The new  agreement makes clear that ICE will only take custody of an alien if they've been convicted of a state, local or federal crime, or if an ICE muck-a-muck decides to make an exception.

Arpaio stated on the radio Sunday that his intention is to operate counter to these strictures:

"If we find during the arrests that that there are illegals, we arrest them. Now the only difference [is] we're going to take 'em down to ICE. I hope they accept them, if they don't, I'll bring 'em myself to the border."

Why would the feds want to sign on someone who announces an antagonistic relationship with them from jump? What's the point? Why are they so grotesquely miscalculating this penny-ante Tony Soprano, this bush league Jimmy Cagney? 

More gravely, Joe's proposed new jails understanding states that "participating MCSO personnel are bound by all federal civil rights laws, regulations, guidance," etc. This includes the U.S. Department of Justice's own guidelines and Title VI of the Civil Rights Act of 1964, "which prohibits discrimination based upon race, color or national origin..."

Already, the DOJ is investigating Arpaio for racial profiling and civil rights abuses. And the MCSO is being sued in federal court because the agency has racially profiled legal residents and U.S. citizens, believing them to be illegal. It makes no sense to grant Arpaio another day of federal power given his department's past history of abuses; i.e., marching 200 Mexican immigrants to a segregated Tent City, breaking the arms and busting the jaws of women prisoners, holding law abiding citizens and green card holders in handcuffs for hours on end, and so on.

County Supervisor Mary Rose Wilcox says she is reviewing the new MOA, and is waiting to talk to ICE head John Morton before making a commitment either way.

"All of those things weigh really heavy on my mind," said Wilcox of the civil rights abuses in Arpaio's gulags. "I wish ICE had just suspended the whole nine yards of it. But they didn't, so it's a dilemma, and I'm trying to sort it out."

Wilcox is the lone Democrat and often the lone voice of reason on the BOS. Still, it would certainly seem logical for the Supervisors to, at the very least, table the issue until ICE has officially signed off on a jails agreement.

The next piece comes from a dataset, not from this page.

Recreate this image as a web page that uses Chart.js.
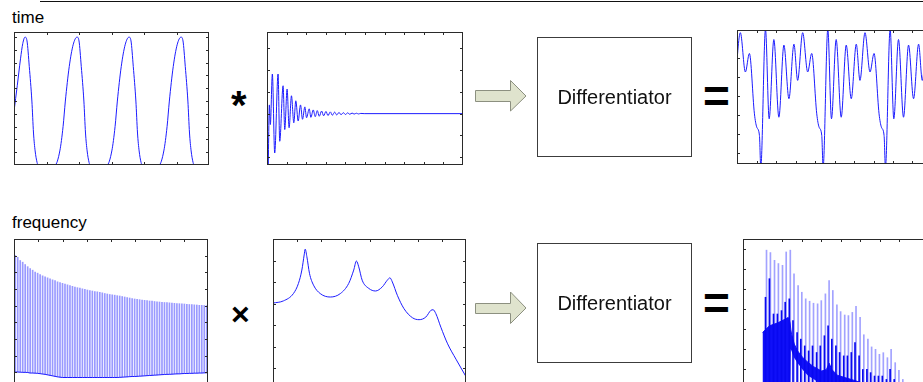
<!DOCTYPE html>
<html><head><meta charset="utf-8">
<script src="https://cdn.jsdelivr.net/npm/chart.js@4.4.1/dist/chart.umd.min.js"></script>
<style>
html,body{margin:0;padding:0;background:#fff;}
body{width:923px;height:382px;overflow:hidden;position:relative;font-family:"Liberation Sans",Arial,sans-serif;}
.lbl{position:absolute;font-size:17px;line-height:17px;color:#000;white-space:nowrap;}
.box{position:absolute;border:1px solid #3c3c3c;box-sizing:border-box;display:flex;align-items:center;justify-content:center;font-size:20px;color:#111;}
.sym{position:absolute;font-weight:bold;color:#000;white-space:nowrap;}
canvas{position:absolute;}
#rule{position:absolute;left:40px;top:1px;width:883px;height:1px;background:#111;}
svg{position:absolute;left:0;top:0;}
</style></head><body>
<div id="rule"></div>
<div class="lbl" style="left:12px;top:9px;">time</div>
<div class="lbl" style="left:12px;top:214px;">frequency</div>

<canvas id="c1" width="199" height="137" style="left:12px;top:30px;"></canvas>
<canvas id="c2" width="200" height="137" style="left:265px;top:30px;"></canvas>
<canvas id="c4" width="199" height="138" style="left:735px;top:28px;"></canvas>
<canvas id="c5" width="198" height="154" style="left:12px;top:237px;"></canvas>
<canvas id="c6" width="197" height="155" style="left:271px;top:237px;"></canvas>
<canvas id="c7" width="199" height="154" style="left:741px;top:237px;"></canvas>

<div class="sym" style="left:231px;top:85px;font-size:40px;line-height:40px;">*</div>
<div class="sym" style="left:231px;top:298px;font-size:32px;line-height:32px;">×</div>
<div class="sym" style="left:703px;top:73px;font-size:46px;line-height:46px;">=</div>
<div class="sym" style="left:703px;top:280px;font-size:46px;line-height:46px;">=</div>

<svg width="923" height="382">
  <polygon points="475.5,90.5 510.5,90.5 510.5,80.5 526,96 510.5,111 510.5,101.5 475.5,101.5" fill="#dfe3cd" stroke="#8c9080" stroke-width="1"/>
  <polygon points="475.5,303.5 510.5,303.5 510.5,292 526,308 510.5,323.5 510.5,313.5 475.5,313.5" fill="#dfe3cd" stroke="#8c9080" stroke-width="1"/>
</svg>
<div class="box" style="left:537px;top:37px;width:155px;height:120px;">Differentiator</div>
<div class="box" style="left:537px;top:243px;width:155px;height:120px;">Differentiator</div>

<script>
// ---- time domain: glottal pulse train ----
const pulseX = [0,0.1,0.2,0.27,0.34,0.40,0.47,0.55,0.60,0.65,0.71,0.74,
  1.26,1.41,1.51,1.58,1.70,1.82,1.94,2.00,2.07,2.15,2.20,2.25,2.31,2.34,
  2.86,3.01,3.11,3.18,3.30,3.42,3.54,3.60,3.67,3.75,3.80,3.85,3.91,3.94,
  4.46,4.61,4.71,4.78,4.90,5.02,5.14,5.20,5.27,5.35,5.40,5.45,5.51,5.54,6.0];
const pulseY = [0.42,0.62,0.83,0.95,1.0,0.97,0.77,0.5,0.25,0.11,0.02,0,
  0,0.11,0.3,0.5,0.77,0.94,1.0,0.97,0.77,0.5,0.25,0.11,0.02,0,
  0,0.11,0.3,0.5,0.77,0.94,1.0,0.97,0.77,0.5,0.25,0.11,0.02,0,
  0,0.11,0.3,0.5,0.77,0.94,1.0,0.97,0.77,0.5,0.25,0.11,0.02,0,0];
const pulseXTicks = [1,2,3,4,5];
const pulseYTicks = [0.1,0.2,0.3,0.4,0.5,0.6,0.7,0.8,0.9,1.0];

// ---- time domain: vocal tract impulse response ----
const irX = [0,3,7,10,16,23,33,38,48,53,60,66,73,80,86,93,100,106,113,118,126,131,138,144,150,156,163,169,176,182,189,195,202,208,215,221,228,234,241,247,254,260,267,273,280,290,585];
const irY = [4.2,-2.6,0.4,-0.5,1.82,-1.81,1.82,-1.27,1.28,-0.73,1.13,-0.65,0.82,-0.42,0.59,-0.34,0.40,-0.26,0.31,-0.19,0.22,-0.17,0.17,-0.14,0.14,-0.12,0.12,-0.10,0.10,-0.09,0.08,-0.075,0.07,-0.06,0.055,-0.05,0.045,-0.04,0.035,-0.03,0.025,-0.02,0.018,-0.015,0.01,0,0];
const irXTicks = [58.5,117,175.5,234,292.5,351,409.5,468,526.5];
const irYTicks = [-2,-1,0,1,2,3];

// ---- time domain: output speech ----
const spX = [-5,10,25,37,52,59,67,71,
  85,96,110,125,140,155,170,181,196,211,223,238,245,253,257,
  271,282,296,311,326,341,356,367,382,397,409,424,431,439,443,
  457,468,482,497,512,527,542,553,568,583];
const spY = [3.82,6.32,4.26,5.23,2.07,1.37,0.93,-0.74,
  6.5,1.81,5.96,1.89,5.67,2.86,5.72,3.82,6.32,4.26,5.23,2.07,1.37,0.93,-0.74,
  6.5,1.81,5.96,1.89,5.67,2.86,5.72,3.82,6.32,4.26,5.23,2.07,1.37,0.93,-0.74,
  6.5,1.81,5.96,1.89,5.67,2.86,5.72,3.82,6.32,4.26];
const spXTicks = [58.2,116.4,174.6,232.8,291,349.2,407.4,465.6,523.8];
const spYTicks = [0,1,2,3,4,5];

// ---- frequency domain: glottal spectrum (harmonic lines) ----
const harmTop = [8.01,7.90,7.71,7.61,7.47,7.34,7.23,7.13,7.02,6.95,6.87,6.79,6.73,6.67,6.61,6.55,6.50,6.43,6.39,6.34,
  6.30,6.25,6.20,6.16,6.12,6.08,6.05,6.01,5.98,5.94,5.91,5.88,5.85,5.83,5.80,5.77,5.73,5.70,5.67,5.65,
  5.63,5.60,5.58,5.55,5.52,5.49,5.46,5.43,5.40,5.38,5.36,5.34,5.32,5.30,5.28,5.27,5.25,5.23,5.22,5.20,
  5.19,5.18,5.17,5.16,5.14,5.13,5.12,5.11,5.10,5.08,5.07,5.06,5.05,5.04,5.02,5.02,5.01,5.00];
const harmLow = [1.02,1.02,1.01,1.0,1.0,0.99,0.96,0.96,0.95,0.94,0.92,0.9,0.88,0.85,0.82,0.79,0.76,0.73,0.71,0.69,
  0.69,0.69,0.69,0.69,0.69,0.69,0.69,0.69,0.69,0.69,0.69,0.69,0.69,0.69,0.69,0.69,0.69,0.69,0.69,0.69,
  0.69,0.69,0.70,0.71,0.72,0.73,0.74,0.75,0.75,0.76,0.77,0.78,0.79,0.80,0.81,0.82,0.83,0.84,0.85,0.86,
  0.87,0.88,0.88,0.89,0.90,0.91,0.91,0.92,0.93,0.93,0.94,0.94,0.95,0.95,0.96,0.96,0.97,0.97];
const harmLabels = harmTop.map((_, i) => String(i + 1));
const harmYTicks = [1,2,3,4,5,6,7,8];

// ---- frequency domain: vocal tract response ----
const vtX = [0,0.215,0.423,0.527,0.598,0.646,0.667,0.702,0.756,0.840,0.979,1.188,1.396,1.569,1.673,1.729,1.777,1.848,1.985,2.125,2.265,2.369,2.423,2.473,2.577,2.715,2.890,3.027,3.167,3.271,3.319,3.375,3.479,3.619,3.792,4.0];
const vtY = [4.03,4.13,4.47,4.94,5.56,6.26,6.53,6.18,5.41,4.86,4.47,4.31,4.47,4.94,5.56,5.98,5.71,5.09,4.71,4.59,4.78,5.09,5.20,5.01,4.39,3.77,3.35,3.26,3.38,3.69,3.72,3.54,2.91,2.14,1.43,0.62];
const vtXTicks = [0.5,1,1.5,2,2.5,3,3.5];
const vtYTicks = [1,2,3,4,5,6];

// ---- frequency domain: output spectrum ----
const spkX = [0.18,0.38,0.59,0.79,1.0,1.19,1.4,1.59,1.8,1.99,2.19,2.39,2.59,2.8,2.99,3.2,3.39,3.58,3.79,3.98,4.19,4.38,4.58,4.77,4.98,5.17,5.38,5.57,5.77,5.97,6.17,6.38,6.57,6.78,6.97,7.17];
const spkTop = [5.96,5.84,5.45,5.29,5.2,5.87,5.96,4.78,4.19,3.85,3.52,3.40,3.30,3.27,3.43,3.77,4.44,3.94,3.22,2.88,2.71,2.68,2.84,3.15,2.59,1.72,1.50,1.11,0.99,0.74,0.82,0.57,0.99,0.32,-0.07,-0.52];
const spkCore = [3.60,4.53,2.76,2.76,2.93,3.35,3.52,2.43,1.83,1.50,1.16,0.91,1.16,0.83,1.16,1.67,2.17,1.50,1.16,0.83,0.66,0.66,0.83,1.33,0.66,-0.02,-0.02,-0.18,-0.35,-0.35,-0.35,-0.52,-0.02,-0.52,-0.69,-0.69];
const bandX = [0,0.36,0.77,1.18,1.32,1.41,1.45,1.49,1.63,1.80,2.07,2.35,2.62,3.03,3.17,3.28,3.42,3.55,3.86,4.27,4.68,5.09,5.64,8];
const bandHi = [1.83,2.17,2.31,2.51,2.59,2.34,2.0,1.75,1.25,0.91,0.57,0.32,0.12,-0.10,-0.06,-0.02,0.29,-0.02,-0.32,-0.44,-0.56,-0.69,-0.82,-1.2];
const bandLo = [-1.6,-1.6,-1.6,-1.6,-1.6,-1.6,1.0,0.9,0.55,0.3,-0.05,-0.35,-0.5,-0.8,-1.6,-1.6,-1.6,-1.6,-1.6,-1.6,-1.6,-1.6,-1.6,-1.6];
const spkFloor = -1.6;
const spkXTicks = [1,2,3,4,5,6,7];
const spkYTicks = [0,1,2,3,4,5,6];

// ---------------------------------------------------------------
const BLUE = '#1c1cff';
function pts(xs, ys) { return xs.map((x, i) => ({ x: x, y: ys[i] })); }

const framePlugin = {
  id: 'frame',
  afterDatasetsDraw(chart, args, opts) {
    const ctx = chart.ctx, a = chart.chartArea;
    const xs = chart.scales.x, ys = chart.scales.y;
    const L = Math.round(a.left) + 0.5, R = Math.round(a.right) - 0.5;
    const T = Math.round(a.top) + 0.5, B = Math.round(a.bottom) - 0.5;
    ctx.save();
    ctx.strokeStyle = '#2a2a2a';
    ctx.lineWidth = 1;
    ctx.strokeRect(L, T, R - L, B - T);
    ctx.beginPath();
    (opts.xt || []).forEach(v => {
      const p = Math.round(xs.getPixelForValue(v)) + 0.5;
      ctx.moveTo(p, T); ctx.lineTo(p, T + 2.5);
      ctx.moveTo(p, B); ctx.lineTo(p, B - 2.5);
    });
    (opts.yt || []).forEach(v => {
      const p = Math.round(ys.getPixelForValue(v)) + 0.5;
      ctx.moveTo(L, p); ctx.lineTo(L + 2.5, p);
      ctx.moveTo(R, p); ctx.lineTo(R - 2.5, p);
    });
    ctx.stroke();
    ctx.restore();
  }
};

function make(id, type, data, xScale, yScale, xt, yt) {
  return new Chart(document.getElementById(id), {
    type: type,
    data: data,
    options: {
      responsive: false, animation: false, devicePixelRatio: 1,
      layout: { padding: 2 },
      plugins: { legend: { display: false }, tooltip: { enabled: false }, frame: { xt: xt, yt: yt } },
      scales: { x: Object.assign({ display: false }, xScale), y: Object.assign({ display: false }, yScale) },
      elements: { point: { radius: 0 } }
    },
    plugins: [framePlugin]
  });
}

function lineDs(xs, ys, extra) {
  return Object.assign({ data: pts(xs, ys), borderColor: BLUE, borderWidth: 1, pointRadius: 0,
    cubicInterpolationMode: 'monotone', fill: false }, extra || {});
}

// chart 1
make('c1', 'line', { datasets: [lineDs(pulseX, pulseY)] },
  { type: 'linear', min: 0, max: 6 }, { min: 0, max: 1.04 }, pulseXTicks, pulseYTicks);

// chart 2
make('c2', 'line', { datasets: [lineDs(irX, irY)] },
  { type: 'linear', min: 0, max: 585 }, { min: -2.36, max: 3.75 }, irXTicks, irYTicks);

// chart 4
make('c4', 'line', { datasets: [lineDs(spX, spY)] },
  { type: 'linear', min: 0, max: 582 }, { min: -0.56, max: 6.46 }, spXTicks, spYTicks);

// chart 5
make('c5', 'bar', {
  labels: harmLabels,
  datasets: [
    { type: 'line', data: harmLow, borderColor: BLUE, borderWidth: 1, pointRadius: 0, order: 1 },
    { type: 'bar', data: harmTop.map((t, i) => [harmLow[i], t]), backgroundColor: 'rgba(70,70,255,0.55)',
      barThickness: 1, order: 2 }
  ]
}, { type: 'category' }, { min: 0, max: 9 },
  [1,2,3,4,5,6,7].map(k => -0.5 + k * harmTop.length / 8), harmYTicks);

// chart 6
make('c6', 'line', { datasets: [lineDs(vtX, vtY)] },
  { type: 'linear', min: 0, max: 4 }, { min: 0, max: 7 }, vtXTicks, vtYTicks);

// chart 7
make('c7', 'bar', {
  datasets: [
    { type: 'bar', data: spkX.map((x, i) => ({ x: x, y: [spkFloor, spkCore[i]] })), backgroundColor: '#0808f0',
      barThickness: 1, order: 1 },
    { type: 'line', data: pts(bandX, bandHi), borderColor: '#1010f8', borderWidth: 1, pointRadius: 0,
      fill: '+1', backgroundColor: '#1010f8', order: 2 },
    { type: 'line', data: pts(bandX, bandLo), borderColor: 'rgba(0,0,0,0)', borderWidth: 0, pointRadius: 0,
      fill: false, order: 3 },
    { type: 'bar', data: spkX.map((x, i) => ({ x: x, y: [spkFloor, spkTop[i]] })), backgroundColor: 'rgba(100,100,255,0.6)',
      barThickness: 1, order: 4 }
  ]
}, { type: 'linear', min: 0, max: 8 }, { min: -1, max: 6.52 }, spkXTicks, spkYTicks);
</script>
</body></html>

Phoenix civil rights leader Salvador Reza told me he plans to attend the BOS meeting Wednesday and speak out against the new MOA. Similarly, Lydia Guzman head of the local pro-immigrant organizations Respect/Respeto and Somos America also indicated that she would oppose an MOA leaving 287(g) in Arpaio's jails.

Beyond the confines of Sand Land, Frank Sharry, founder of the D.C.-based immigration reform movement America's Voice, excoriated the Obama Administration for not suspending all of Arpaio's federal power.   

"My take on Arpaio re-signing is the following," Sharry told me via e-mail. "DHS should be ashamed of themselves. Despite attempts to make it look like they are reining him in, the fact remains the Obama Administration is extending federal authority -- and therefore its legitimacy -- to the Bull Connor of our generation.

"It seems to me the more sensible course of action," he continued, "would be to suspend all aspects of any 287g agreement with Arpaio, at least while the Department of Justice is conducting an investigation into his department's widespread violations of civil rights."

Let's go a step farther. Let's end the 287(g) system that allows pernicious lawmen to flourish. Arpaio took advantage of a federal offer under the Bush administration to metastasize. Now it's the federal government's responsibility to apply as much radiation as possible, till the cancer is finally in remission.